Alone together, at last. We know we are being watched, but we don’t mind. If this is what it takes to prove we exist, to feel we belong, bring it on. We’re scared and confused, but that’s ok, because we know you are too: after all, you’re not that different anyway. Our cams are always there, almost always on. We can feel the eagerness of your gaze, but still we remain the same – “for real” – locked in our bittersweet solitude, with our bodies sealed in signs. Rather than continue to be victims of the image, we decide to become image. Because we want to be seen. Because we are visual. As if we are two-dimensional, only skin-deep. No more depth, only transparency. No matter if there’s nothing to show, nothing to say. No matter if there’s ultimately nothing left to see. We take comfort in this Nothingness. Disappearing behind our images is our way to protect ourselves from Being.
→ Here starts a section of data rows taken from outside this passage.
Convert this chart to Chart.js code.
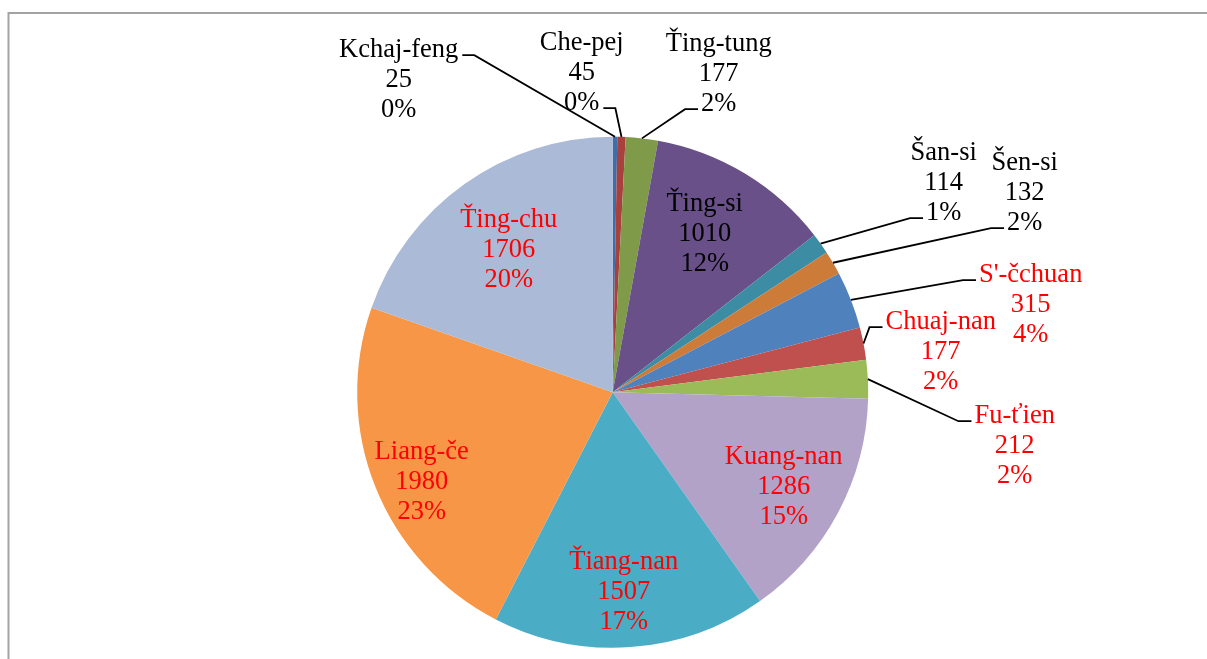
<!DOCTYPE html>
<html>
<head>
<meta charset="utf-8">
<script src="https://cdn.jsdelivr.net/npm/chart.js@4.4.1/dist/chart.umd.min.js"></script>
<style>
  body { margin: 0; background: #fff; }
  #wrap { width: 1207px; height: 659px; position: relative; }
</style>
</head>
<body>
<div id="wrap"><canvas id="grafica"></canvas></div>
<script>
// datos (en sentido horario desde arriba)
const provincias = ['Kchaj-feng', 'Che-pej', 'Ťing-tung', 'Ťing-si', 'Šan-si', 'Šen-si', "S'-čchuan", 'Chuaj-nan', 'Fu-ťien', 'Kuang-nan', 'Ťiang-nan', 'Liang-če', 'Ťing-chu'];
const valores = [25, 45, 177, 1010, 114, 132, 315, 177, 212, 1286, 1507, 1980, 1706];
const porcentajes = ['0%', '0%', '2%', '12%', '1%', '2%', '4%', '2%', '2%', '15%', '17%', '23%', '20%'];

const colores = ['#3e6daa', '#a8403d', '#7f9a48', '#695088', '#3c8da3', '#cc7b38', '#4f81bd', '#c0504d', '#9bbb59', '#b2a2c7', '#4bacc6', '#f79646', '#aabad7'];
const coloresTexto = ['#000', '#000', '#000', '#000', '#000', '#000', '#f00', '#f00', '#f00', '#f00', '#f00', '#f00', '#f00'];

// posicion de cada etiqueta respecto al centro (radio de referencia 255.5)
// lado/fila: donde se engancha la linea guia
const posiciones = [
  { dx: -214, dy: -314, lado: 'der', fila: 0 },
  { dx: -31, dy: -321, lado: 'der', fila: 2 },
  { dx: 106, dy: -320, lado: 'izq', fila: 2 },
  { dx: 92, dy: -160 },
  { dx: 331, dy: -211, lado: 'izq', fila: 2 },
  { dx: 412, dy: -201, lado: 'izq', fila: 2 },
  { dx: 418, dy: -89, lado: 'izq', fila: 0 },
  { dx: 328, dy: -42, lado: 'izq', fila: 0 },
  { dx: 402, dy: 52, lado: 'izq', fila: 0 },
  { dx: 171, dy: 93 },
  { dx: 11, dy: 198 },
  { dx: -191, dy: 88 },
  { dx: -104, dy: -144 }
];

const marco = {
  id: 'marco',
  beforeDraw(chart) {
    const c = chart.ctx;
    c.save();
    c.strokeStyle = '#a3a3a3';
    c.lineWidth = 2;
    c.beginPath();
    c.moveTo(8.5, 659);
    c.lineTo(8.5, 13);
    c.lineTo(1207, 13);
    c.stroke();
    c.restore();
  }
};

const etiquetas = {
  id: 'etiquetas',
  afterDatasetsDraw(chart) {
    const c = chart.ctx;
    const meta = chart.getDatasetMeta(0);
    c.save();
    c.font = '26.5px "Liberation Serif", "Times New Roman", serif';
    c.textAlign = 'center';
    c.textBaseline = 'alphabetic';
    meta.data.forEach((arc, i) => {
      const p = arc.getProps(['x', 'y', 'startAngle', 'endAngle', 'outerRadius'], true);
      const k = p.outerRadius / 255.5;
      const pos = posiciones[i];
      const lx = p.x + pos.dx * k;
      const ly = p.y + pos.dy * k;
      const lineas = [provincias[i], String(valores[i]), porcentajes[i]];

      c.fillStyle = coloresTexto[i];
      lineas.forEach((t, j) => {
        c.fillText(t, lx, ly + (j - 1) * 30 + 9);
      });

      if (pos.lado) {
        const medio = (p.startAngle + p.endAngle) / 2;
        const ax = p.x + Math.cos(medio) * p.outerRadius;
        const ay = p.y + Math.sin(medio) * p.outerRadius;
        const w = c.measureText(lineas[pos.fila]).width;
        const ty = ly + (pos.fila - 1) * 30 + 7;
        let ex, hx;
        if (pos.lado === 'der') {
          ex = lx + w / 2 + 4;
          hx = ex + 12;
        } else {
          ex = lx - w / 2 - 3;
          hx = ex - 13;
        }
        c.strokeStyle = '#000';
        c.lineWidth = 1.8;
        c.beginPath();
        c.moveTo(ax, ay);
        c.lineTo(hx, ty);
        c.lineTo(ex, ty);
        c.stroke();
      }
    });
    c.restore();
  }
};

const ctx = document.getElementById('grafica');

const grafica = new Chart(ctx, {
  type: 'pie',
  data: {
    labels: provincias,
    datasets: [{
      data: valores,
      backgroundColor: colores,
      borderWidth: 0
    }]
  },
  options: {
    responsive: true,
    maintainAspectRatio: false,
    animation: false,
    events: [],
    layout: {
      padding: { left: 357.2, right: 338.8, top: 136.7, bottom: 11.3 }
    },
    plugins: {
      legend: { display: false },
      tooltip: { enabled: false }
    }
  },
  plugins: [marco, etiquetas]
});
</script>
</body>
</html>
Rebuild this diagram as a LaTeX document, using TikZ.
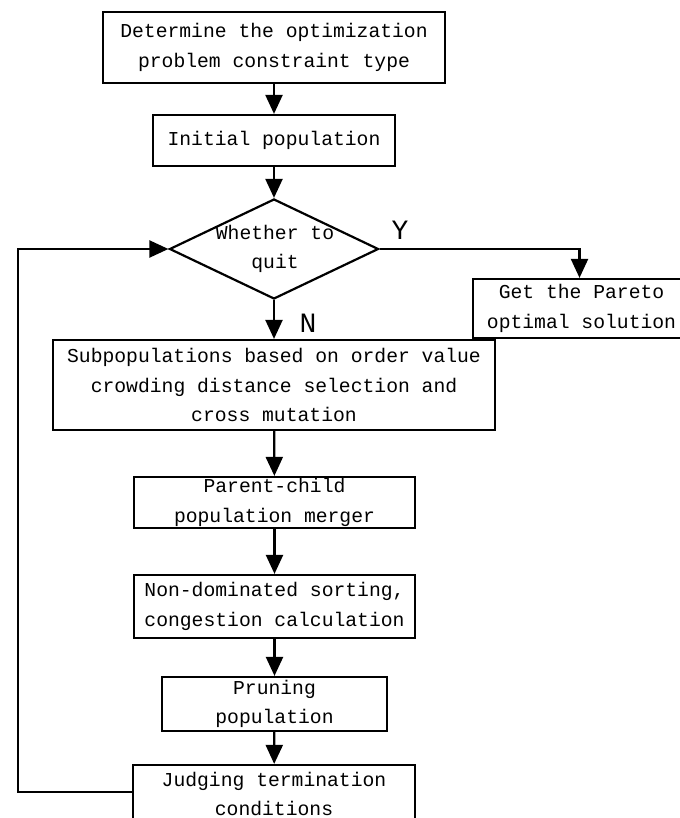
\documentclass[tikz,border=0pt]{standalone}
\usepackage{fontspec}
\setmonofont{Liberation Mono}
\usepackage{tikz}
\usetikzlibrary{arrows.meta,shapes.geometric}
\tikzset{
  flowbox/.style={draw, line width=2.2pt, inner sep=0pt, align=center,
    font=\ttfamily\fontsize{19.7pt}{29.5pt}\selectfont},
  flowtext/.style={inner sep=0pt, align=center,
    font=\ttfamily\fontsize{19.7pt}{29.5pt}\selectfont},
  yesno/.style={inner sep=0pt, font=\ttfamily\fontsize{28pt}{30pt}\selectfont},
  flowline/.style={line width=2.2pt, -{Triangle[length=19pt,width=17pt]}}
}
\begin{document}
\begin{tikzpicture}[x=1pt,y=-1pt]
\useasboundingbox (0,0) rectangle (679,818);
\node[flowbox, minimum width=342pt, minimum height=71pt] (det) at (274,47.5) {Determine the optimization\\problem constraint type};
\node[flowbox, minimum width=242pt, minimum height=51pt] (init) at (274,140.5) {Initial population};
\node[draw, diamond, line width=2.2pt, inner sep=0pt, minimum width=209pt, minimum height=100pt] (quit) at (274,249) {};
\node[flowtext] (quittext) at (275,249) {Whether to\\quit};
\node[flowbox, minimum width=217pt, minimum height=59pt] (pareto) at (581.5,308.5) {Get the Pareto\\optimal solution};
\node[flowbox, minimum width=442pt, minimum height=90pt] (sub) at (274,385) {Subpopulations based on order value\\crowding distance selection and\\cross mutation};
\node[flowbox, minimum width=281pt, minimum height=51pt] (merge) at (274.5,502.5) {Parent-child\\population merger};
\node[flowbox, minimum width=281pt, minimum height=63pt] (sort) at (274.5,606.5) {Non-dominated sorting,\\congestion calculation};
\node[flowbox, minimum width=225pt, minimum height=54pt] (prune) at (274.5,704) {Pruning\\population};
\node[flowbox, minimum width=282pt, minimum height=58pt] (judge) at (274,794) {Judging termination\\conditions};
\coordinate (back) at (18,792);
\node[yesno] (yes) at (400,230) {Y};
\node[yesno] (no) at (308,323) {N};
% main column
\draw[flowline] (det) -- (init);
\draw[flowline] (init) -- (quit.north);
\draw[flowline] (quit.south) -- (sub);
\draw[flowline] (sub) -- (merge);
\draw[flowline] (merge) -- (sort);
\draw[flowline] (sort) -- (prune);
\draw[flowline] (prune) -- (judge);
% exit and loop back
\draw[flowline] (quit.east) -| ([xshift=-2pt]pareto.north);
\draw[flowline] (judge.west |- back) -- (back) |- (quit.west);
\end{tikzpicture}
\end{document}
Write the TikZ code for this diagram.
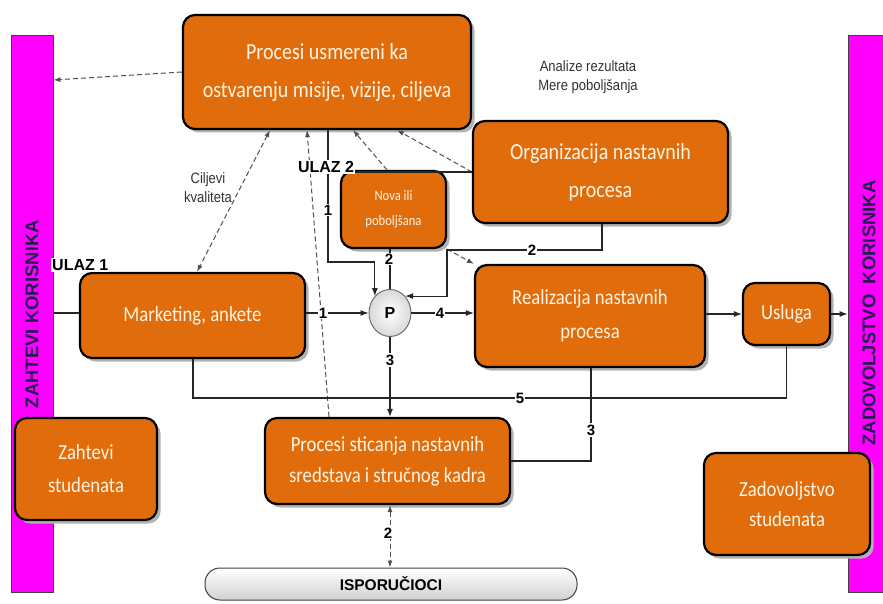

No worries anymore that our images could be stolen from us, or that we should give up our precious secrets, because we no longer have any. There are no illusions or scruples left: all will be revealed for the sake of appearances; all except, perhaps, for the Truth. Take a close look. Here we are now, desperate bodies without desire, crude visuals without necessity or consequence. Here we are. Welcome to the spectacle of banality.
A reflection on ‘Because We Are Visual’, a wonderful video-essay by Olivia Rochette & Gerard-Jan Claes (2010, 47’, produced by KASKfilms). All stills taken from the video. Inspiration: Lovink, Bifo and Baudrillard, of course.